As the New York Times, and Gristmill's indefatigable David Roberts are reporting, New York Attorney General Andrew Cuomo has used a state securities law to press energy companies to disclose the risks of building coal-fired power plants.
According to the Times, Cuomo sent a letter to five major energy companies, along with subpoenas requesting company documents, that noted:
“Any one of the several new or likely regulatory initiatives for CO2 emissions from power plants — including state carbon controls, E.P.A.’s regulations under the Clean Air Act, or the enactment of federal global warming legislation — would add a significant cost to carbon-intensive coal generation," the letters said.

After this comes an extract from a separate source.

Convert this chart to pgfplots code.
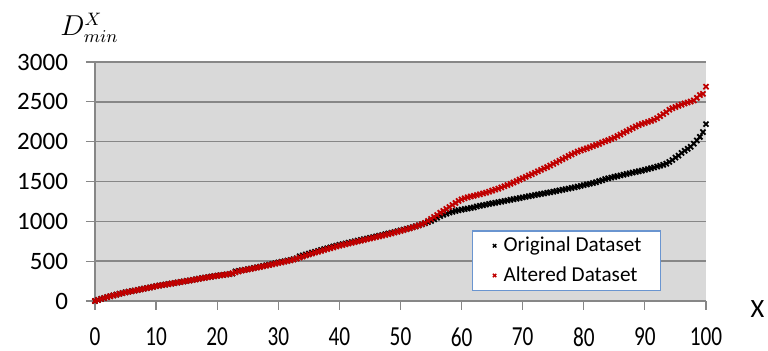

They added, "Selective disclosure of favorable information or omission of unfavorable information concerning climate change is misleading.”
(Links to the letters are available at the New York AG's website, here.)
Over the last several years, state attorneys general have been a powerful force for policy change at the state and federal levels. State AGs have been particularly innovative at using old laws in new ways to combat new challenges like global warming. We've seen this with Jerry Brown, who applied a state environmental law passed in 1970, the California Environmental Quality Act, to brand-new comprehensive development plans in California.
Cuomo's effort goes one better in terms of ingenuity. He's using a 1921 law, the Martin Act, which his predecessor, now-Governor Eliot Spitzer, revivified to take on Wall Street. As the Times notes, with considerable understatement, "It is rare, if not unique, for a securities law to be used for an environmental purpose...."
We hope more AGs are evaulating the legal tools they have at hand to enter the fray.